_Your instructions_. The lines to extract run from the start of the records through the line with "Chart.register(...registerables);", both ends included; drop the pictures.
* Start Material for the task *
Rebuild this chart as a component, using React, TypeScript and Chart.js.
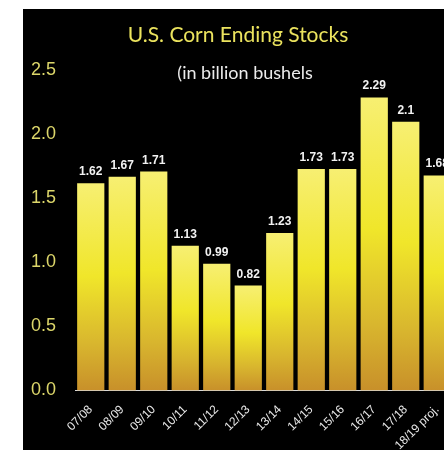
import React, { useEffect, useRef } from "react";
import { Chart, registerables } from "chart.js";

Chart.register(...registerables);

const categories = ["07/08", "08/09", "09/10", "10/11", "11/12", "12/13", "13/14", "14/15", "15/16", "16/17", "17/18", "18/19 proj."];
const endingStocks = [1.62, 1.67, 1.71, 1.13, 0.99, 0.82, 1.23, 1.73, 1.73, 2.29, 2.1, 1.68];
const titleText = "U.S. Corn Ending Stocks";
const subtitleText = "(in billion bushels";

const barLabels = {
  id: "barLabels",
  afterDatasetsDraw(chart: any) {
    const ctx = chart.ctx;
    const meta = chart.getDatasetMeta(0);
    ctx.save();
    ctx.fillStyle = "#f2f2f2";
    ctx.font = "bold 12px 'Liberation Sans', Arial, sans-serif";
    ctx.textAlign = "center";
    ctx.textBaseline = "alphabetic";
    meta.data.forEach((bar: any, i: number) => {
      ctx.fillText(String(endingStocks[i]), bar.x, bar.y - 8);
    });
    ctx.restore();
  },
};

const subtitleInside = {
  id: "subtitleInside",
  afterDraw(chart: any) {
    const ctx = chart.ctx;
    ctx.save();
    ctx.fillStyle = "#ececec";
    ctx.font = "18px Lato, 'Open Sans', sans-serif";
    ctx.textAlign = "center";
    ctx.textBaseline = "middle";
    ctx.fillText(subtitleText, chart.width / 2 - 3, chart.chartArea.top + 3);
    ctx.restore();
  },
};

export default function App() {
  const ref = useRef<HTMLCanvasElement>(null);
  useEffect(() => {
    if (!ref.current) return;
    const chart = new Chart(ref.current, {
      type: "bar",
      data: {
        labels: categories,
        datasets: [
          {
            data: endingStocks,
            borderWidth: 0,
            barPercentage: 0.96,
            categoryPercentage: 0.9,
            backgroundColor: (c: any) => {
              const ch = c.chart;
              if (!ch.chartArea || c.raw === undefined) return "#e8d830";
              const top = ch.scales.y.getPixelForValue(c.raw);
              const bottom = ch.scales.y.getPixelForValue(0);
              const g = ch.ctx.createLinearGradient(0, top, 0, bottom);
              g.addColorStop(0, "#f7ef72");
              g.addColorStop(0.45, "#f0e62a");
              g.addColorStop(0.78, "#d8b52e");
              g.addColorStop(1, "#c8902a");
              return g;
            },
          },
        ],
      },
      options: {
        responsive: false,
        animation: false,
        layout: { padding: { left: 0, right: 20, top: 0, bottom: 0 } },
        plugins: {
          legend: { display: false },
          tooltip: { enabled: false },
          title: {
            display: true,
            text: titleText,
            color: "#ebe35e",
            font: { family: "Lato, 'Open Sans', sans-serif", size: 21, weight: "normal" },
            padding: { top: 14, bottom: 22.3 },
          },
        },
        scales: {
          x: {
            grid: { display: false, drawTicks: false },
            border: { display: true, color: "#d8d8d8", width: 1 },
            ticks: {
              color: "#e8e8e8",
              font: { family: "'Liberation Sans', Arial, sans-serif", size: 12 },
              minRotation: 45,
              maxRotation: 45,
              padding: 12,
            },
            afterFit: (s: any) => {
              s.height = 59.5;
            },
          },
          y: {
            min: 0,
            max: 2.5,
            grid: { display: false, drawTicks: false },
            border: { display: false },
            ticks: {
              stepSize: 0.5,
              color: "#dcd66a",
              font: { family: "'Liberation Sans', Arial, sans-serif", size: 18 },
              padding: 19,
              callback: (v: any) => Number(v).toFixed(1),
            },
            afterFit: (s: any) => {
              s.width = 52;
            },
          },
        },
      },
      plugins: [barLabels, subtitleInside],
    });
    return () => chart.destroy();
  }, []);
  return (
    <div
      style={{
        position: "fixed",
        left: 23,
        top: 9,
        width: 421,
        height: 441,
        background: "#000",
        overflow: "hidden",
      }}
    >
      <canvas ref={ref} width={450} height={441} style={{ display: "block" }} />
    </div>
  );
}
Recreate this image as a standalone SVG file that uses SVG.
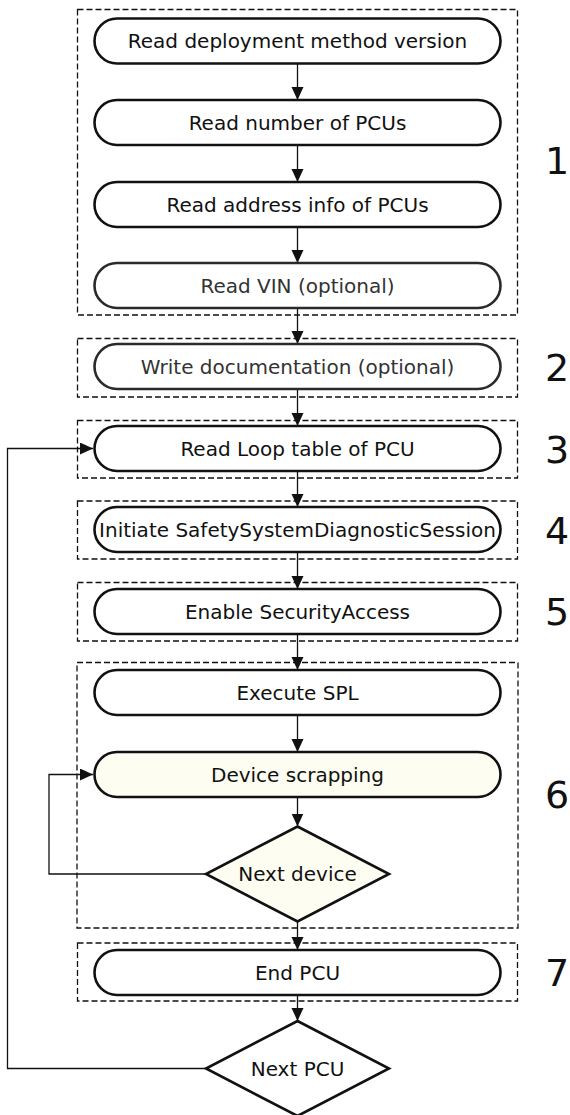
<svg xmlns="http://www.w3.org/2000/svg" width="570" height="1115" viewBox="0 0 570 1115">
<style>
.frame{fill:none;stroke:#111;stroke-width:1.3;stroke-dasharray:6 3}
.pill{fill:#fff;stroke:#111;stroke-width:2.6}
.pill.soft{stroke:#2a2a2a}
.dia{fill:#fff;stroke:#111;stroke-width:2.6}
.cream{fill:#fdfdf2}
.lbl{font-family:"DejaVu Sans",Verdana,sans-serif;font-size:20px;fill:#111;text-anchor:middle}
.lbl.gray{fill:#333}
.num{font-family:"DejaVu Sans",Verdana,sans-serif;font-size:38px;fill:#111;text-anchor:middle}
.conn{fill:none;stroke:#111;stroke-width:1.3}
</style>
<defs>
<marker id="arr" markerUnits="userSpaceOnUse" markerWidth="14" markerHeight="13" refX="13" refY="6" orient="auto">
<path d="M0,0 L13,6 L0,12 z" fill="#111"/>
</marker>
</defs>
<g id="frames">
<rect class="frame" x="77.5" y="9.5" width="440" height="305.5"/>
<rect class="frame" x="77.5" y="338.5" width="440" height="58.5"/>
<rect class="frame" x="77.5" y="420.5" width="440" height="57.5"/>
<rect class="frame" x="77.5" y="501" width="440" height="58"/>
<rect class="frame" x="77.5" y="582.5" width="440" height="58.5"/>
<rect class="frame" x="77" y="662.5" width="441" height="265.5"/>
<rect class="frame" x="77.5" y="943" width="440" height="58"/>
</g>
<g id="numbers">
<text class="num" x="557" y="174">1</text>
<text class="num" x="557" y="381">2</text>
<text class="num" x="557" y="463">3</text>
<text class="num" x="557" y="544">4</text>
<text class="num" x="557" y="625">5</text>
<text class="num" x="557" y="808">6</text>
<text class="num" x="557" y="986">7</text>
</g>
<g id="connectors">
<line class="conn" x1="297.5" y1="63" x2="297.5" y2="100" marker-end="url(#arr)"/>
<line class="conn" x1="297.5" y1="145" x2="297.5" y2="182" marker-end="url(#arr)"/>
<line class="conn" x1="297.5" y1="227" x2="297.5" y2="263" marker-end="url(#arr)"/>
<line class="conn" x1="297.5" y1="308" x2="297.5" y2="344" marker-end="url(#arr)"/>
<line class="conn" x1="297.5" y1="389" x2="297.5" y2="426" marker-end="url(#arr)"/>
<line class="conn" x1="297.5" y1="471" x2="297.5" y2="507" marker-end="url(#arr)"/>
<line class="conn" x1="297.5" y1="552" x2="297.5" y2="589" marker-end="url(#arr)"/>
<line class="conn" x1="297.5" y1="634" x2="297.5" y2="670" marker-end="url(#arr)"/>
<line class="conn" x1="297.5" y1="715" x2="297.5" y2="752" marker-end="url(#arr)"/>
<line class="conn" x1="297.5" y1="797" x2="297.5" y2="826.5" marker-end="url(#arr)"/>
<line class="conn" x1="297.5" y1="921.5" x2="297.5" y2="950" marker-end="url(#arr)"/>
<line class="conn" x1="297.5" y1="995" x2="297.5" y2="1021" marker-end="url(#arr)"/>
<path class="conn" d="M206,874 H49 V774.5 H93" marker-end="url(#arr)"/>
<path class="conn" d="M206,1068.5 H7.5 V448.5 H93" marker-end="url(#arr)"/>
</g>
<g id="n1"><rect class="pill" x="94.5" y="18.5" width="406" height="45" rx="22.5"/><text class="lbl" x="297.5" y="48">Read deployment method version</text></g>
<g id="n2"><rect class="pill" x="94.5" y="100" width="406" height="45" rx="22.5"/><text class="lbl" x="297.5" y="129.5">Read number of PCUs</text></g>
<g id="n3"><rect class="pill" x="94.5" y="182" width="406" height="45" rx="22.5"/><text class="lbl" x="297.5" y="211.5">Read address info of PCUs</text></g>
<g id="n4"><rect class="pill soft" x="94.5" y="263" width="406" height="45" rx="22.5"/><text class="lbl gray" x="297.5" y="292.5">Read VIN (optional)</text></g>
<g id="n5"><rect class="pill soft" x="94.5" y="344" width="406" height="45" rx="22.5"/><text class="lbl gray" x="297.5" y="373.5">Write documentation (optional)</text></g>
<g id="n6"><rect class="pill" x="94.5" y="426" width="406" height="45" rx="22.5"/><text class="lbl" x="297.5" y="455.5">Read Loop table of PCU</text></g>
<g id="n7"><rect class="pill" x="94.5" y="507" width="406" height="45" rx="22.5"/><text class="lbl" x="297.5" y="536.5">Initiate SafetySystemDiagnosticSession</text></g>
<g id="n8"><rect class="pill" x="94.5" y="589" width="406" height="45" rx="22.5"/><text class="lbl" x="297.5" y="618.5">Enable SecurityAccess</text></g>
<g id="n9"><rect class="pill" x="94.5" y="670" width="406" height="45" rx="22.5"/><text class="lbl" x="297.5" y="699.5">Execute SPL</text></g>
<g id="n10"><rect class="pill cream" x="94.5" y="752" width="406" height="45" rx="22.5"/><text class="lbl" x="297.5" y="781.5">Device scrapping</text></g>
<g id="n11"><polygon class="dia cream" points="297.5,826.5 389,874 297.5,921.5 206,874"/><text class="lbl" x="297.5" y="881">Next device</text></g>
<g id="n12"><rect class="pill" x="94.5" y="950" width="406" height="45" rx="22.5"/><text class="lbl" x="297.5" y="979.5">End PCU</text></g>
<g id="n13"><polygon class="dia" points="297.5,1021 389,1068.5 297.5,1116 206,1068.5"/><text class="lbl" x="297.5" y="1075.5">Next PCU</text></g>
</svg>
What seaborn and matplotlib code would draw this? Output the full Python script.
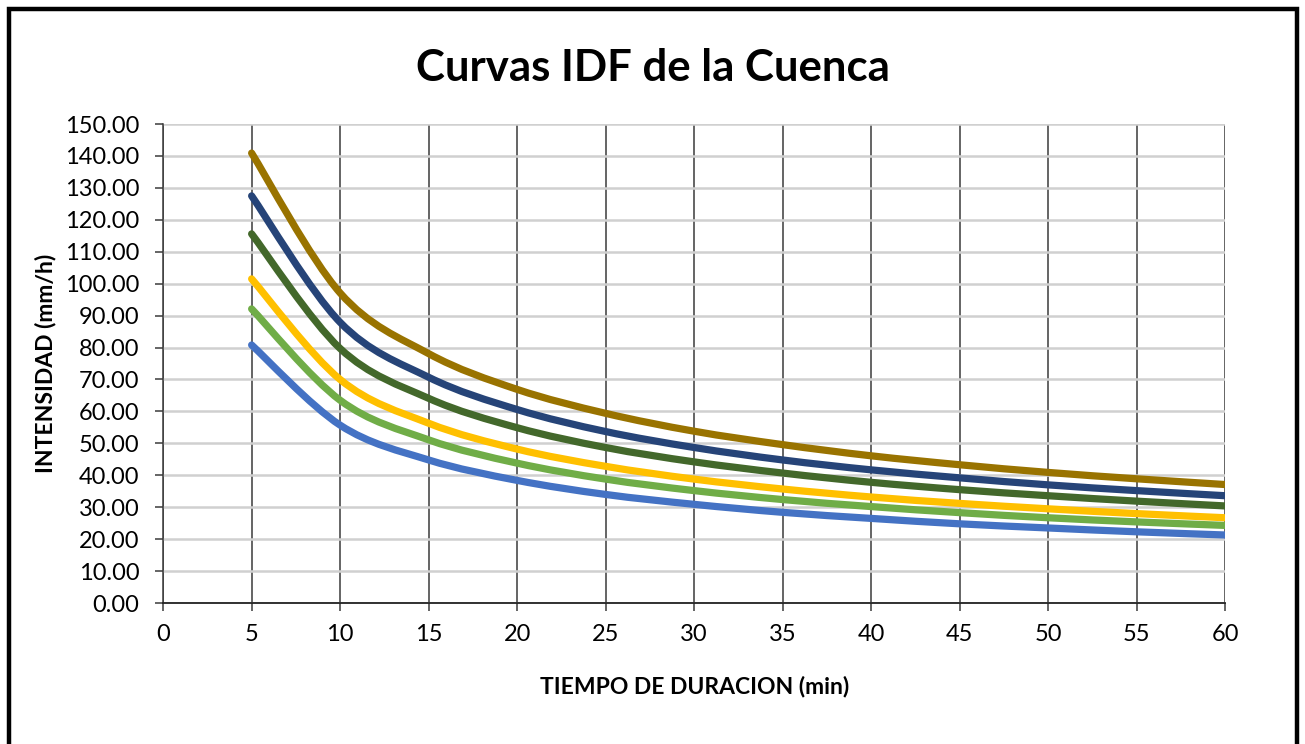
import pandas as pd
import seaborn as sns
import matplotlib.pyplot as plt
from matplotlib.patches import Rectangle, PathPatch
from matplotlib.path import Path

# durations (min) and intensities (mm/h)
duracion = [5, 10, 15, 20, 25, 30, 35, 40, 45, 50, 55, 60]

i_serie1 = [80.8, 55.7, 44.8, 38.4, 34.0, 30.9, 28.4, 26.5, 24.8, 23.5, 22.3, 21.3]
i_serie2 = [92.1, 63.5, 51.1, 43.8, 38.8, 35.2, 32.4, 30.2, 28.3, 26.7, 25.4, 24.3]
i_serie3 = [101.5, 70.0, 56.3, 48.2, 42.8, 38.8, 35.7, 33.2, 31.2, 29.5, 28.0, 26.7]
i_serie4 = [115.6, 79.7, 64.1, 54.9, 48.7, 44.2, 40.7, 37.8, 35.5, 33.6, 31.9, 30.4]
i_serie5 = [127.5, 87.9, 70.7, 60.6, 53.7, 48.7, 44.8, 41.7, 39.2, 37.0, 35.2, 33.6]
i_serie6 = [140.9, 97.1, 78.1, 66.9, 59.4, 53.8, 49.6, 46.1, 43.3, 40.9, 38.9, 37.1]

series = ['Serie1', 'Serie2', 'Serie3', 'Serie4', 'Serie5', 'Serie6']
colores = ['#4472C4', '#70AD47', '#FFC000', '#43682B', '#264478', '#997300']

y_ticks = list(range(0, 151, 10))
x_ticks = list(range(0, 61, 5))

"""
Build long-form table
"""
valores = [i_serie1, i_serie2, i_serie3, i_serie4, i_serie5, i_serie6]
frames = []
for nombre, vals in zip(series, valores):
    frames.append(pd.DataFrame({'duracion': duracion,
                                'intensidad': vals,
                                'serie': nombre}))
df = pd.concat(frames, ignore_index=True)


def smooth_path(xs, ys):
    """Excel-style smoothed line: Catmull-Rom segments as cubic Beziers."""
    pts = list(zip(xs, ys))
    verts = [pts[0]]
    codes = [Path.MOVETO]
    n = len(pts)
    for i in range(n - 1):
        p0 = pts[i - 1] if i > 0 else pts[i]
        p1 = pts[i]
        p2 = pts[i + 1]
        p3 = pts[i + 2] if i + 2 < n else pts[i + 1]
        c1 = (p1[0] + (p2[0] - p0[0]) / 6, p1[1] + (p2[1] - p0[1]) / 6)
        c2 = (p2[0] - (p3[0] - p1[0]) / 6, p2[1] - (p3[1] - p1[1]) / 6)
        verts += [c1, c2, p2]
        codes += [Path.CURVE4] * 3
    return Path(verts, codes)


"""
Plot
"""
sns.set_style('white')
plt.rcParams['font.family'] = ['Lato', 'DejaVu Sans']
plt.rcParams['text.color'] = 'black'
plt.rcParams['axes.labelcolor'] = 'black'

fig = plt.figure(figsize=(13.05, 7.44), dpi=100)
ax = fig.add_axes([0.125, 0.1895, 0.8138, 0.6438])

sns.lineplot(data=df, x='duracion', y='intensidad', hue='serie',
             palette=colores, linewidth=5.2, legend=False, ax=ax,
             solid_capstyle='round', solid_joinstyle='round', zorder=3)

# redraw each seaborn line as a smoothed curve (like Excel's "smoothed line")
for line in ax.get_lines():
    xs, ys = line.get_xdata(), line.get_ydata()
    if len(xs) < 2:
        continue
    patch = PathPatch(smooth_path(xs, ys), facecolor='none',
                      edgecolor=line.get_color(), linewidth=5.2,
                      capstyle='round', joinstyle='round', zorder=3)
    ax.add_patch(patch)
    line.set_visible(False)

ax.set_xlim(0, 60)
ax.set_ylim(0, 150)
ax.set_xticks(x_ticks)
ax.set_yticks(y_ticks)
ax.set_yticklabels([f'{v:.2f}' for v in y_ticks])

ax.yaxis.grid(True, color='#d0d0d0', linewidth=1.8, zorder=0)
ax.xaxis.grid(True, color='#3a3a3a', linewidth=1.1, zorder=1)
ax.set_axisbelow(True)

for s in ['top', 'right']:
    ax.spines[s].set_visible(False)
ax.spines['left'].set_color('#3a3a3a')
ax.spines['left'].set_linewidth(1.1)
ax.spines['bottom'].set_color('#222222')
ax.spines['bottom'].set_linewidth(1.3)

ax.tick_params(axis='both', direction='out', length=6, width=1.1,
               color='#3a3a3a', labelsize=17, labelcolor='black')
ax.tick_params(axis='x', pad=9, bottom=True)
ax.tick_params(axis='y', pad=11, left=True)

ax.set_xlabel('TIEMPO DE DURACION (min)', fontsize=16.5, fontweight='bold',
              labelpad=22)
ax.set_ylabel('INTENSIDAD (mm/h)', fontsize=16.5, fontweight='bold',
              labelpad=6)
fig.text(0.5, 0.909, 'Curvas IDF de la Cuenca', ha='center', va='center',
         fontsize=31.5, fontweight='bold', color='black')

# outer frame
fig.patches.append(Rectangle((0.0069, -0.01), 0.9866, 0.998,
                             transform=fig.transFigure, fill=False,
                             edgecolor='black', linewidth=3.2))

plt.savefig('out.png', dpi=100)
* End Material for the task *
_Response_.
Rebuild this chart as a component, using React, TypeScript and Chart.js.
import React, { useEffect, useRef } from "react";
import { Chart, registerables } from "chart.js";

Chart.register(...registerables);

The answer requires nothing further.